The electroclinical characteristics of 5 children (ages 4-13 years) with subacute inflammatory demyelinating polyneuropathy (SIDP) are reported from the Royal Children’s Hospital, Victoria, Australia. Onset followed 2-13 days after a nonspecific infection with fever, upper respiratory tract symptoms or gastroenteritis in 3 patients; one had recent cytomegalovirus infection; none had Campylobacter jejuni. All had leg weakness (with pain in 3) at presentation, and upper limb involvement followed. All remained ambulant. Neurologic findings included areflexia in 5, ataxia in 4, and bilateral facial weakness in 1. CSF protein was elevated (0.75-1.5 g/L) in 3, and leukocytes were absent or 1/mm3. Nerve conduction studies were abnormal. Period from onset of symptoms to treatment was 4-8 weeks. All received oral prednisolone for 1.5-6 months, and all showed improved muscle strength within 1 week. Three had returned to normal within 6 months and one within 8 months, and none showed relapse at 6-20 years follow-up. One was normal when last seen at 10 months follow-up. [1]

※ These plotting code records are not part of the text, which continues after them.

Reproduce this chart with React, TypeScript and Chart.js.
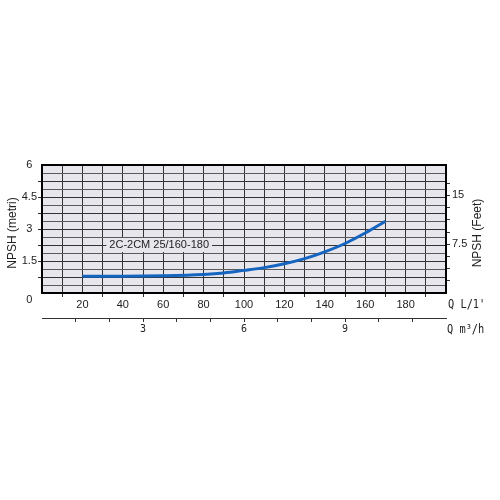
import React, { useEffect, useRef } from 'react';
import { Chart, registerables } from 'chart.js';

Chart.register(...registerables);

// ---- data ----
const flowLmin = [20, 40, 60, 80, 90, 100, 110, 120, 130, 140, 150, 160, 170];
const npshMetri = [0.79, 0.79, 0.81, 0.87, 0.94, 1.06, 1.19, 1.37, 1.61, 1.93, 2.32, 2.81, 3.36];
const seriesName = '2C-2CM 25/160-180';
const xLabelValues = [20, 40, 60, 80, 100, 120, 140, 160, 180];
const yLabelValues = [1.5, 3, 4.5, 6];
const feetLabelValues = [7.5, 15];
const m3hLabelValues = [3, 6, 9];
const leftTitle = 'NPSH (metri)';
const rightTitle = 'NPSH (Feet)';
const flowUnitLabel = "Q L/1'";
const m3hUnitLabel = 'Q m\u00B3/h';

const FT_PER_M = 1 / 0.3048;
const INK = '#222222';
const GRID = '#333333';
const GRID_MINOR = '#5a5a5a';
const CLEAR = 'rgba(0,0,0,0)';
const PLOT_BG = '#e6e6ec';
const SANS = "'Liberation Sans', Arial, sans-serif";
const MONO = "'DejaVu Sans Mono', 'Liberation Mono', monospace";

const isMult = (v: number, step: number) => Math.abs(v / step - Math.round(v / step)) < 1e-6;

const decor = {
  id: 'decor',
  beforeDraw(chart: any) {
    const { ctx, chartArea: a } = chart;
    ctx.save();
    ctx.fillStyle = PLOT_BG;
    ctx.fillRect(a.left, a.top, a.right - a.left, a.bottom - a.top);
    ctx.restore();
  },
  beforeDatasetsDraw(chart: any) {
    const { ctx } = chart;
    const x = chart.scales.x.getPixelForValue(58);
    const y = chart.scales.y.getPixelForValue(2.25);
    ctx.save();
    ctx.font = `11px ${SANS}`;
    const w = ctx.measureText(seriesName).width;
    ctx.fillStyle = PLOT_BG;
    ctx.fillRect(x - w / 2 - 3, y - 7, w + 6, 14);
    ctx.fillStyle = INK;
    ctx.textAlign = 'center';
    ctx.textBaseline = 'middle';
    ctx.fillText(seriesName, x, y);
    ctx.restore();
  },
  afterDraw(chart: any) {
    const { ctx, chartArea: a } = chart;
    ctx.save();
    ctx.strokeStyle = '#000';
    ctx.lineWidth = 2;
    ctx.strokeRect(a.left, a.top, a.right - a.left, a.bottom - a.top);

    const midY = (a.top + a.bottom) / 2 + 4;
    ctx.fillStyle = INK;
    ctx.font = `12px ${SANS}`;
    ctx.textAlign = 'center';
    ctx.textBaseline = 'middle';
    ctx.save();
    ctx.translate(13, midY);
    ctx.rotate(-Math.PI / 2);
    ctx.fillText(leftTitle, 0, 0);
    ctx.restore();
    ctx.save();
    ctx.translate(478, midY);
    ctx.rotate(-Math.PI / 2);
    ctx.fillText(rightTitle, 0, 0);
    ctx.restore();

    ctx.font = `12px ${MONO}`;
    ctx.textAlign = 'left';
    const xb = chart.scales.x;
    const x2 = chart.scales.x2;
    ctx.save();
    ctx.translate(a.right + 2, xb.top + 12);
    ctx.scale(0.86, 1);
    ctx.fillText(flowUnitLabel, 0, 0);
    ctx.restore();
    ctx.save();
    ctx.translate(a.right + 1, x2.top + 12);
    ctx.scale(0.86, 1);
    ctx.fillText(m3hUnitLabel, 0, 0);
    ctx.restore();
    ctx.restore();
  },
};

export default function App() {
  const ref = useRef<HTMLCanvasElement | null>(null);

  useEffect(() => {
    if (!ref.current) return;
    Chart.defaults.font.family = SANS;
    const chart = new Chart(ref.current, {
      type: 'line',
      data: {
        datasets: [
          {
            label: seriesName,
            data: flowLmin.map((x, i) => ({ x, y: npshMetri[i] })),
            xAxisID: 'x',
            yAxisID: 'y',
            borderColor: '#1565c0',
            borderWidth: 3,
            pointRadius: 0,
            fill: false,
            cubicInterpolationMode: 'monotone',
          },
        ],
      },
      options: {
        animation: false,
        responsive: false,
        devicePixelRatio: 1,
        layout: { padding: { top: 165, left: 0, right: 0, bottom: 160 } },
        plugins: { legend: { display: false }, tooltip: { enabled: false } },
        scales: {
          x: {
            type: 'linear',
            position: 'bottom',
            min: 0,
            max: 200,
            ticks: {
              stepSize: 10,
              autoSkip: false,
              maxRotation: 0,
              padding: 1,
              color: INK,
              font: { size: 11 },
              callback: (v: any) => (xLabelValues.includes(Number(v)) ? String(v) : ''),
            },
            grid: {
              color: GRID,
              lineWidth: 1,
              tickLength: 4,
              tickColor: (c: any) => (c.tick && c.tick.value % 20 === 10 ? GRID : CLEAR),
            },
            border: { display: false },
            afterFit: (s: any) => {
              s.height = 25;
            },
          },
          x2: {
            type: 'linear',
            position: 'bottom',
            min: 0,
            max: 12,
            ticks: {
              stepSize: 1,
              autoSkip: false,
              maxRotation: 0,
              padding: 1,
              color: INK,
              font: { size: 10, family: MONO },
              callback: (v: any) => (m3hLabelValues.includes(Number(v)) ? String(v) : ''),
            },
            grid: {
              drawOnChartArea: false,
              tickLength: 4,
              tickColor: (c: any) => (c.tick && c.tick.value > 0 && c.tick.value < 12 ? GRID : CLEAR),
            },
            border: { display: true, color: GRID, width: 1 },
            afterFit: (s: any) => {
              s.height = 22;
            },
          },
          y: {
            type: 'linear',
            position: 'left',
            min: 0,
            max: 6,
            ticks: {
              stepSize: 0.375,
              autoSkip: false,
              crossAlign: 'center',
              padding: 1,
              color: INK,
              font: { size: 11 },
              callback: (v: any) => {
                const n = Number(v);
                if (n === 0) return ['', '0'];
                return yLabelValues.includes(n) ? String(n) : '';
              },
            },
            grid: {
              color: (c: any) => (c.tick && isMult(c.tick.value, 0.75) ? GRID : GRID_MINOR),
              lineWidth: 1,
              tickLength: 4,
              tickColor: (c: any) =>
                c.tick && c.tick.value > 0 && c.tick.value < 6 && isMult(c.tick.value, 0.75) ? GRID : CLEAR,
            },
            border: { display: false },
            afterFit: (s: any) => {
              s.width = 42;
            },
          },
          y2: {
            type: 'linear',
            position: 'right',
            min: 0,
            max: 6 * FT_PER_M,
            ticks: {
              stepSize: 1.875,
              autoSkip: false,
              padding: 2,
              color: INK,
              font: { size: 11 },
              callback: (v: any) => {
                const n = Number(v);
                return feetLabelValues.some((f) => Math.abs(f - n) < 1e-6) ? String(n) : '';
              },
            },
            grid: {
              drawOnChartArea: false,
              tickLength: 4,
              tickColor: (c: any) =>
                c.tick && c.tick.value > 0 && c.tick.value < 19 && isMult(c.tick.value, 1.875) ? GRID : CLEAR,
            },
            border: { display: false },
            afterFit: (s: any) => {
              s.width = 54;
            },
          },
        },
      } as any,
      plugins: [decor],
    });
    return () => chart.destroy();
  }, []);

  return (
    <div style={{ position: 'absolute', left: 0, top: 0, width: 500, height: 500, background: '#fff' }}>
      <canvas ref={ref} width={500} height={500} style={{ width: 500, height: 500, display: 'block' }} />
    </div>
  );
}
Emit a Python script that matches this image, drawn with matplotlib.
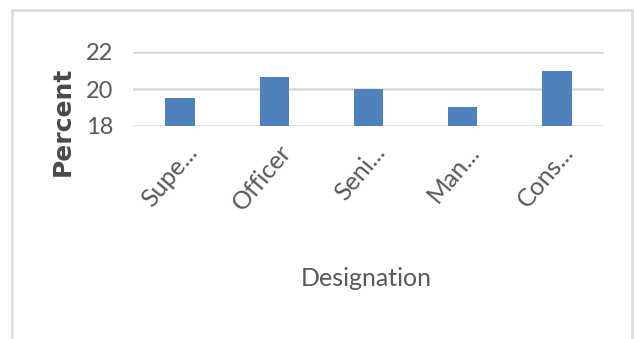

COMMENT. The authors have differentiated this series of SIDP patients with a benign, subacute illness and monophasic course of 4-8 weeks from the acute form of inflammatory demyelinating polyneuropathy (Guillain-Barrc syndrome [GBS]) with a 4 week course, and a chronic form (CIDP) with progression over 8 weeks and frequent relapse. SIDP characteristics that differ from GBS include 1) longer period of progression; 2) lack of respiratory, cranial nerve, or autonomic involvement; 3) more abnormal nerve conduction in initial stages; and 4) rapid and sustained response to corticosteroids. The monophasic and nonrelapsing course of SIDP differentiates it from CIDP. The response of CIDP to steroids is reviewed in Ped Neur Briefs 2005; 19:19).